Common Knowledge: Coordination Games Revisited
As we have learned in class, a coordination game is a game where all players get a positive payout if they choose the same strategy, but nobody gets any payout if a player chooses something different from the rest. The following table shows an example of a coordination game:
If Player 1 chooses A and Player 2 chooses B or vice versa, then neither gets a reward, making this a coordination game. If both choose A, then they both receive a payoff of 3, and if both choose B, then they both receive a payoff of 1. Because the payoffs when all players coordinate depend on the strategy they both take together, this example is an unbalanced coordination game.
Now imagine a world playing this coordination game over an extended period of time where both players are currently choosing B. Without any knowledge of how the other player is going to act, neither has an incentive to switch to the other option. This makes (B, B) a Nash equilibrium, and following the same line of reasoning but for both players choosing A reveals that (A, A) is a Nash equilibrium as well. Although both are equilibria, (A, A) is more desirable for both players than (B, B) because it has a higher payoff for both.

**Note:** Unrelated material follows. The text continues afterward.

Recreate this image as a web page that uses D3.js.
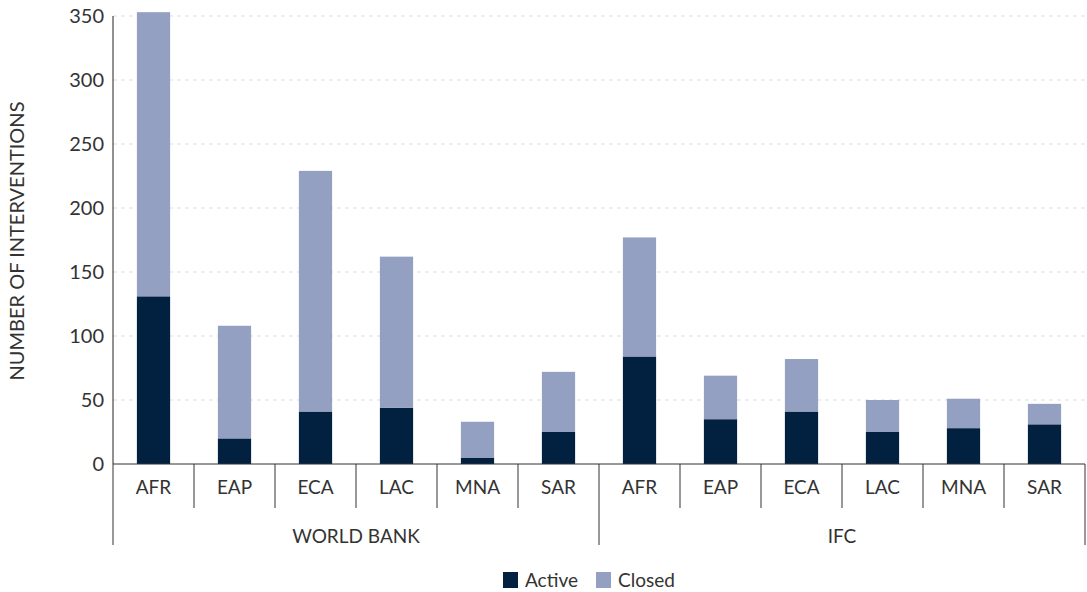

How can the players in this world coordinate to move from the worse of the equilibria to the better one? If the game were one-shot, then Thomas Shelling’s idea of a focal point could help the players decide. But the game is already being played! In order to switch equilibria, the players must establish common knowledge and coordinate to switch their strategy of choice at the same time.
But what exactly is common knowledge? The formal definition is quite tricky. A piece of information is common knowledge among a group of people if everyone knows it, everyone knows that everyone else knows it, everyone knows that, and so on (paraphrased from Wikipedia).

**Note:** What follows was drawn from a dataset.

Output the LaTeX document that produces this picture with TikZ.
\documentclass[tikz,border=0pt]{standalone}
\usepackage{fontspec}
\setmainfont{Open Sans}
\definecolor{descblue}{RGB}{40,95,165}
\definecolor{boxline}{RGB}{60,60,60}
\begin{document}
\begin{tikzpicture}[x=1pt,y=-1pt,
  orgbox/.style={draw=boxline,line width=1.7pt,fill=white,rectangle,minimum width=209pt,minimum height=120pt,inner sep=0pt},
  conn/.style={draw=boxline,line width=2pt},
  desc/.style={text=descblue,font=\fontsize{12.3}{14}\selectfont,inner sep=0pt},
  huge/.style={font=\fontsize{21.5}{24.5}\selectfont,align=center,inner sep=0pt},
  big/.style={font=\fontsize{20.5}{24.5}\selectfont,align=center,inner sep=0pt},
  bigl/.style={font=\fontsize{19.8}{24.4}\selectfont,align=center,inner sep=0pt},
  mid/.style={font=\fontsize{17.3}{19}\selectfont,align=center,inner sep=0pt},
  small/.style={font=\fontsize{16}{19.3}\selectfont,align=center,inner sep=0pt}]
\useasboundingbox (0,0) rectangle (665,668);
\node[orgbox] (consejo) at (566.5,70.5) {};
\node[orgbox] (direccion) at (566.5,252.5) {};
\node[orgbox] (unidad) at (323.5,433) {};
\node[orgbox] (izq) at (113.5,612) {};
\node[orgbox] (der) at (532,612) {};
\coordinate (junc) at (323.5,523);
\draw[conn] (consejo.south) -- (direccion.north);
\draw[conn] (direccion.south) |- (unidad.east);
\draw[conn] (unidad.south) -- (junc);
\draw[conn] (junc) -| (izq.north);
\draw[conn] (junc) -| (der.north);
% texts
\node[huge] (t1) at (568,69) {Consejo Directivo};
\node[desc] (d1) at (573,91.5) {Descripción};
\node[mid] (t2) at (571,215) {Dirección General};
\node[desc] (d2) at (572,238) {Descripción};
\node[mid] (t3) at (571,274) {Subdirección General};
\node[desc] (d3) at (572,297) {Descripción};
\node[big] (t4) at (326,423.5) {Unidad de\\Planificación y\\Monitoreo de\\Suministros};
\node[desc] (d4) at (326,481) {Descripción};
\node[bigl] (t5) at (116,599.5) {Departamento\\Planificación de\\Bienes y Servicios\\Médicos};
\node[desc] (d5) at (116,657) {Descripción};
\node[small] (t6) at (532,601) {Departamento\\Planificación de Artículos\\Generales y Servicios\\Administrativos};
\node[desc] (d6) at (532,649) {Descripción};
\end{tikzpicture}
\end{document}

The definition is quite the mouthful, but fortunately, The Costly Coordination Mechanism of Common Knowledge provides an excellent example of a role common knowledge plays in the world: unwanted dictators and freedom of speech. Here, the players are people who dislike the current regime, and the strategies are rebel (R) or do nothing (N). Currently, the players are stuck at the (N, … , N) equilibrium, which is much less preferred than the (R, … , R) one. What makes this an unbalanced coordination game is that if only a couple people choose to rebel, then they likely won’t be able to overcome the local police force, much less the dictatorship as a whole (and are also very likely to be imprisoned, tortured, killed, etc).
By establishing communication with everyone else and making each individual declaration of rebellion common knowledge, however, the group can collectively jump straight to the (R, … , R) equilibrium, skipping through the ineffective and deadly corners of the game matrix and (at least having the best odds of) overthrowing the unwanted dictator. This is precisely why dictatorships throughout history have attempted to suppress freedom of speech: dissenters struggle to establish common knowledge when their speech is restricted, remaining in the worse of the two equilibria—under the dictator’s rule.